AIM: Leaving out the pictures, retype all the material exactly.

— BEGIN —

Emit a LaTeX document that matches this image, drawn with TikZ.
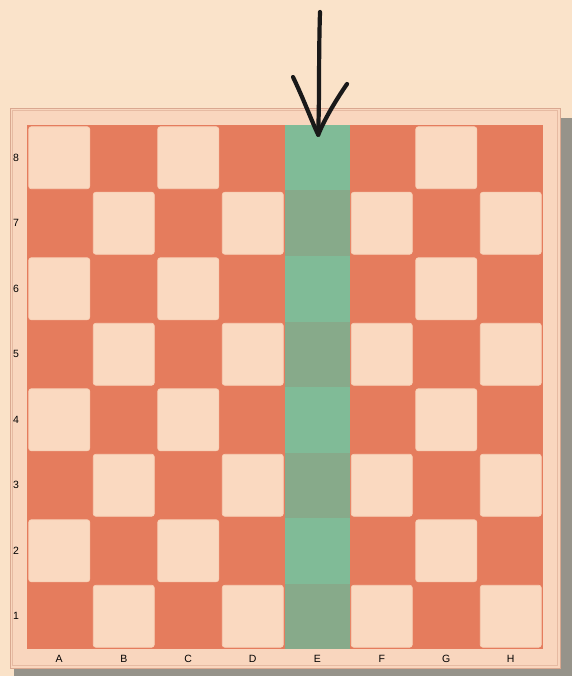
\documentclass[tikz,border=0pt]{standalone}
\usepackage{fontspec}
\setsansfont{Liberation Sans}
\definecolor{paper}{HTML}{FAE2C8}
\definecolor{framecol}{HTML}{F9D6BE}
\definecolor{frameline}{HTML}{D9A890}
\definecolor{darksq}{HTML}{E57C5D}
\definecolor{lightsq}{HTML}{FAD9C0}
\definecolor{greenA}{HTML}{80BB97}
\definecolor{greenB}{HTML}{87AA8A}
\definecolor{shadowcol}{HTML}{96938A}
\begin{document}
\begin{tikzpicture}[x=1pt,y=-1pt,
  lightbox/.style={fill=lightsq, draw=lightsq!90!darksq, line width=0.6pt, rounded corners=2.5pt,
    minimum width=61pt, minimum height=62pt, inner sep=0pt},
  greenbox/.style={minimum width=64.5pt, minimum height=65.5pt, inner sep=0pt, draw=none},
  lbl/.style={font=\sffamily\fontsize{10.5}{12}\selectfont, text=black, inner sep=0pt},
  pen/.style={draw=black!90, line width=4.2pt, line cap=round, line join=round}]
\useasboundingbox (0,0) rectangle (572,676);
\fill[paper] (0,0) rectangle (572,676);
\fill[paper!97!white] (0,0) rectangle (572,80);
% shadow
\fill[shadowcol] (14,667) rectangle (572,676);
\fill[shadowcol] (558,118) rectangle (572,676);
% frame
\draw[frameline, fill=framecol, line width=0.8pt] (10,108) rectangle (560,668);
\draw[frameline!60!framecol, line width=0.5pt] (12.5,110.5) rectangle (557.5,665.5);
% board
\fill[darksq] (27,125) rectangle (543,649);
\foreach \i in {0,...,7}{
  \foreach \j in {0,...,7}{
    \pgfmathtruncatemacro{\parity}{mod(\i+\j,2)}
    \ifnum\i=4
      \ifnum\parity=0
        \node[greenbox, fill=greenA] (sq-\i-\j) at ({27+64.5*\i+32.25},{125+65.5*\j+32.75}) {};
      \else
        \node[greenbox, fill=greenB] (sq-\i-\j) at ({27+64.5*\i+32.25},{125+65.5*\j+32.75}) {};
      \fi
    \else
      \ifnum\parity=0
        \node[lightbox] (sq-\i-\j) at ({27+64.5*\i+32.25},{125+65.5*\j+32.75}) {};
      \fi
    \fi
  }
}
% rank labels
\foreach \j/\r in {0/8,1/7,2/6,3/5,4/4,5/3,6/2,7/1}{
  \node[lbl] (rank-\r) at (16,{125+65.5*\j+32.75}) {\r};
}
% file labels
\foreach \i/\f in {0/A,1/B,2/C,3/D,4/E,5/F,6/G,7/H}{
  \node[lbl] (file-\f) at ({27+64.5*\i+32.25},659) {\f};
}
% arrow
\coordinate (arrowtop) at (320,12);
\coordinate (armL) at (293,77);
\coordinate (armR) at (347,84);
\coordinate (tip) at ([xshift=1pt,yshift=-10pt]sq-4-0.north);
\draw[pen] (arrowtop) .. controls (318.5,60) and (319.5,100) .. ([yshift=6pt]tip);
\draw[pen] (armL) .. controls (304,100) and (312,122) .. (tip);
\draw[pen] (armR) .. controls (336,100) and (324,120) .. (tip);
\end{tikzpicture}
\end{document}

— END —

ANSWER BELOW:
Emit a LaTeX document that matches this image, drawn with TikZ.
\documentclass[tikz,border=0pt]{standalone}
\usepackage{fontspec}
\setsansfont{Liberation Sans}
\definecolor{paper}{HTML}{FAE2C8}
\definecolor{framecol}{HTML}{F9D6BE}
\definecolor{frameline}{HTML}{D9A890}
\definecolor{darksq}{HTML}{E57C5D}
\definecolor{lightsq}{HTML}{FAD9C0}
\definecolor{greenA}{HTML}{80BB97}
\definecolor{greenB}{HTML}{87AA8A}
\definecolor{shadowcol}{HTML}{96938A}
\begin{document}
\begin{tikzpicture}[x=1pt,y=-1pt,
  lightbox/.style={fill=lightsq, draw=lightsq!90!darksq, line width=0.6pt, rounded corners=2.5pt,
    minimum width=61pt, minimum height=62pt, inner sep=0pt},
  greenbox/.style={minimum width=64.5pt, minimum height=65.5pt, inner sep=0pt, draw=none},
  lbl/.style={font=\sffamily\fontsize{10.5}{12}\selectfont, text=black, inner sep=0pt},
  pen/.style={draw=black!90, line width=4.2pt, line cap=round, line join=round}]
\useasboundingbox (0,0) rectangle (572,676);
\fill[paper] (0,0) rectangle (572,676);
\fill[paper!97!white] (0,0) rectangle (572,80);
% shadow
\fill[shadowcol] (14,667) rectangle (572,676);
\fill[shadowcol] (558,118) rectangle (572,676);
% frame
\draw[frameline, fill=framecol, line width=0.8pt] (10,108) rectangle (560,668);
\draw[frameline!60!framecol, line width=0.5pt] (12.5,110.5) rectangle (557.5,665.5);
% board
\fill[darksq] (27,125) rectangle (543,649);
\foreach \i in {0,...,7}{
  \foreach \j in {0,...,7}{
    \pgfmathtruncatemacro{\parity}{mod(\i+\j,2)}
    \ifnum\i=4
      \ifnum\parity=0
        \node[greenbox, fill=greenA] (sq-\i-\j) at ({27+64.5*\i+32.25},{125+65.5*\j+32.75}) {};
      \else
        \node[greenbox, fill=greenB] (sq-\i-\j) at ({27+64.5*\i+32.25},{125+65.5*\j+32.75}) {};
      \fi
    \else
      \ifnum\parity=0
        \node[lightbox] (sq-\i-\j) at ({27+64.5*\i+32.25},{125+65.5*\j+32.75}) {};
      \fi
    \fi
  }
}
% rank labels
\foreach \j/\r in {0/8,1/7,2/6,3/5,4/4,5/3,6/2,7/1}{
  \node[lbl] (rank-\r) at (16,{125+65.5*\j+32.75}) {\r};
}
% file labels
\foreach \i/\f in {0/A,1/B,2/C,3/D,4/E,5/F,6/G,7/H}{
  \node[lbl] (file-\f) at ({27+64.5*\i+32.25},659) {\f};
}
% arrow
\coordinate (arrowtop) at (320,12);
\coordinate (armL) at (293,77);
\coordinate (armR) at (347,84);
\coordinate (tip) at ([xshift=1pt,yshift=-10pt]sq-4-0.north);
\draw[pen] (arrowtop) .. controls (318.5,60) and (319.5,100) .. ([yshift=6pt]tip);
\draw[pen] (armL) .. controls (304,100) and (312,122) .. (tip);
\draw[pen] (armR) .. controls (336,100) and (324,120) .. (tip);
\end{tikzpicture}
\end{document}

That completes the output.